The semantic annotation processes helps to extract the named entities and the semantic links or relations. The process is driven by an ontology that defines the objects and relations that can be recognized automatically. The process „understands“ written text and extracts it as structured information (Pic.2). The extracted metadata is stored in the RDF store and can be used for various purposes. The benefit for the user is that he can create precise queries to the RDF store in order to receive the information he needs. The next step was to combine the existing IR solution from 8iris with the semantic technology from Ontos in order to provide a complete IR dashboard including information about the competition and the market. For this purpose Web services have been defined and linked to the existing dashboard in order to enhance the information.

Picture 2: Ontology driven information extraction

Picture 2: Ontology driven information extraction

Integrating semantic content with IR

The existing dashboard of 8iris (Pic.3) was extended by semantic content that is automatically aggregated from sources which were defined as trustfully. Based on various discussions, the domain ontology was developed first (Pic.1). The ontology is part of the information extraction process for natural language (Pic.4). The NLP system extracts the metadata including named entities (like person, company, date etc.) and the relevant relations and facts (like LocatedIn, IsEmployeeOf, Sentiment etc.). A speciality of the final system is also the process of merging named entities. The extracted named entities and relations are written to an RDF store. An application server provides the possibilities to generate different dashboard and analysis outputs for the IR user. The user has always the possibility to access the original article on the web by following the respective hyperlink.

Within the CI dashboard the IR user can select a variety of reports and charts. For example you can compare the visibility of your competition in the online news (Pic.5). Another important aspect is to monitor how your company or management is being perceived on the market by analyzing positive and negative statements. The sentiment analysis provides another good view on how your management is being seen (Pic.6).
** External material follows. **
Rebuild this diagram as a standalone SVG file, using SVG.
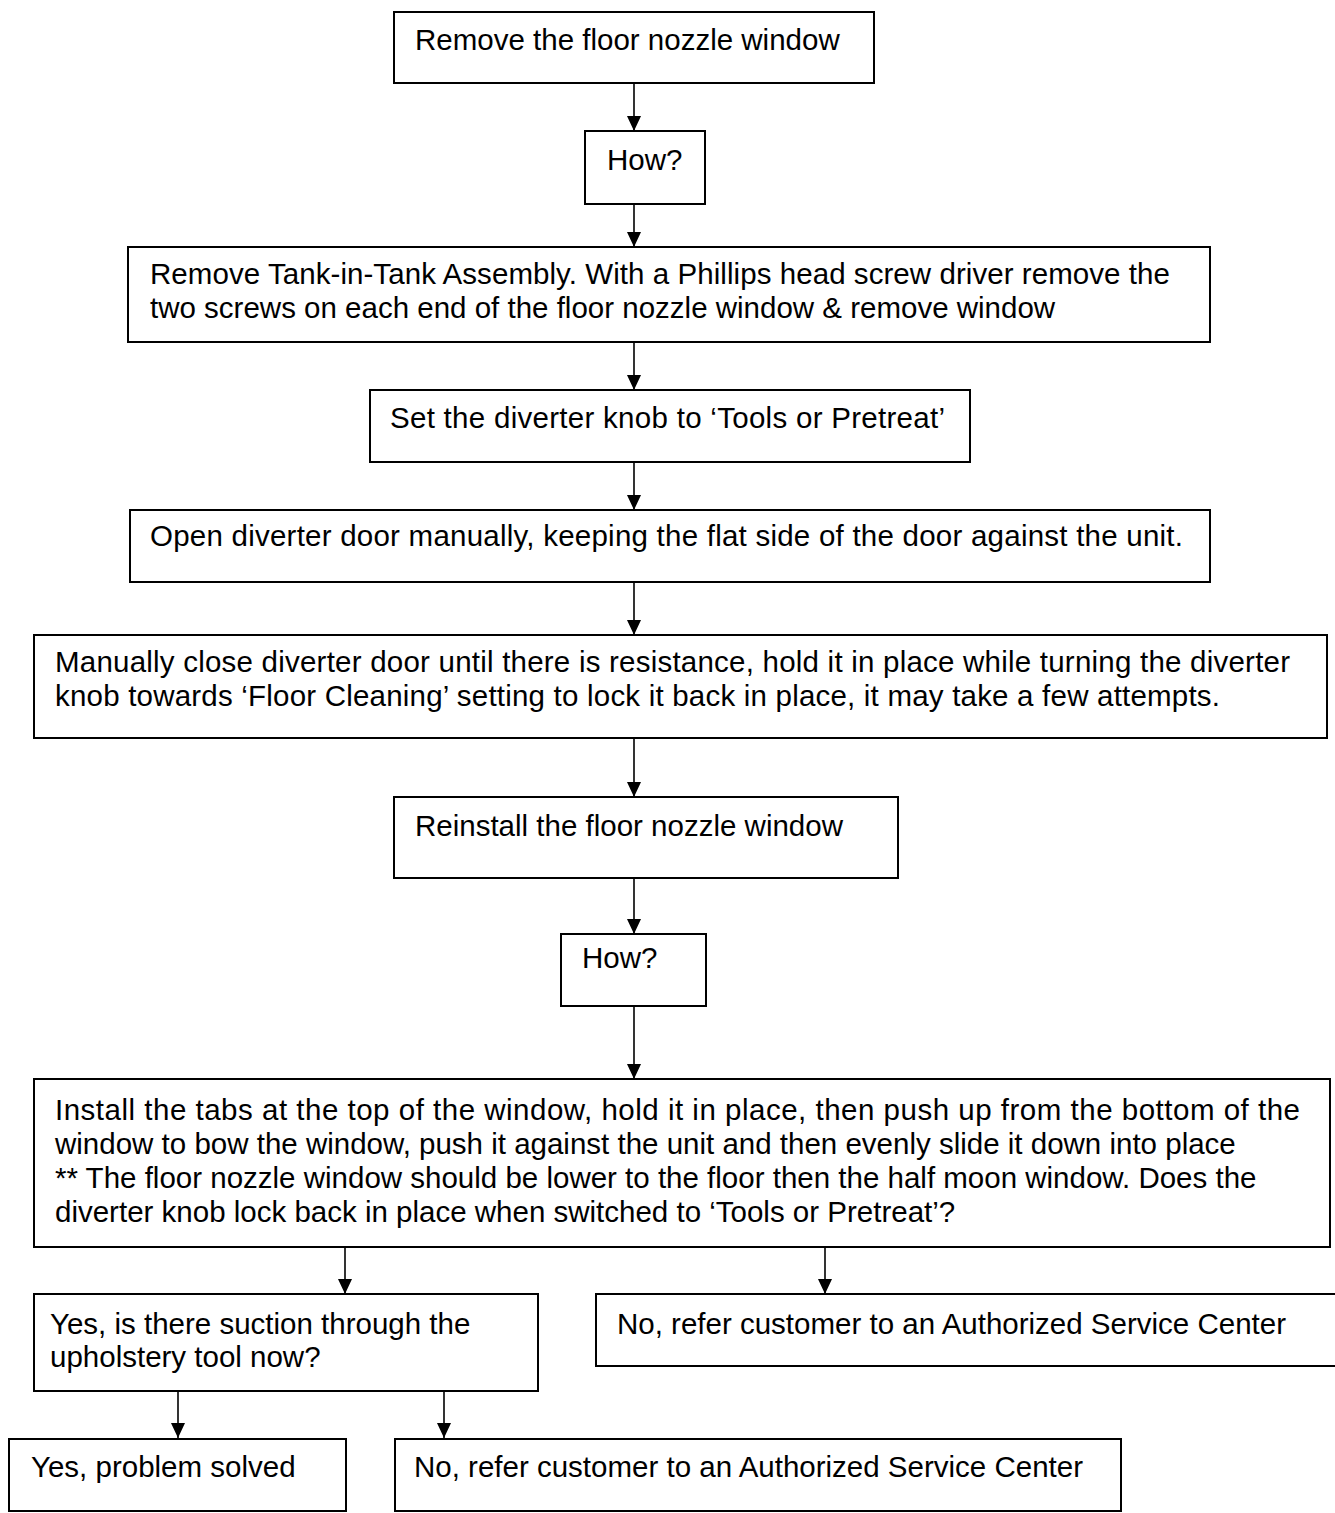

The two applications are integrated via Web services and Web Widget technology.

Picture 5: Market visibility

Picture 5: Market visibility

Picture 6: Sentiment analysis

Picture 6: Sentiment analysis


The current version is not final and will be continuously extended with additional charts and new named entities and facts.


After implementing the first prototype following main benefits have been achieved:

  • Keyword-based search has been replaced by clear defined objects with attributes and semantic relations;
  • The process of aggregating is automated and has reduced the manual operation and therefore reduced the costs;
  • Retrieving of data and creating different analysis is based on the RDF store and provides a higher precision;
  • Different documents from various content sources are connected based on their content, meaning on their semantics that has been automatically extracted;
  • Searching and browsing of information is driven by Web services based on simple to use navigation cards or a dashboard which also leads to more end user satisfaction.


The development of Ontos' solutions for Semantic Web is based on text mining systems, which process multilingual text collections within the context of domain models represented by ontology. In order to make the extracted information available for analysts and executives, appropriate intelligent services were discussed in this paper. Future development includes the extension of the domain ontology, new charts and the possibility of intelligent clustering. In discussion are also topics like XBRL in order to Mashup financial statements and automatic creation of summaries and digests.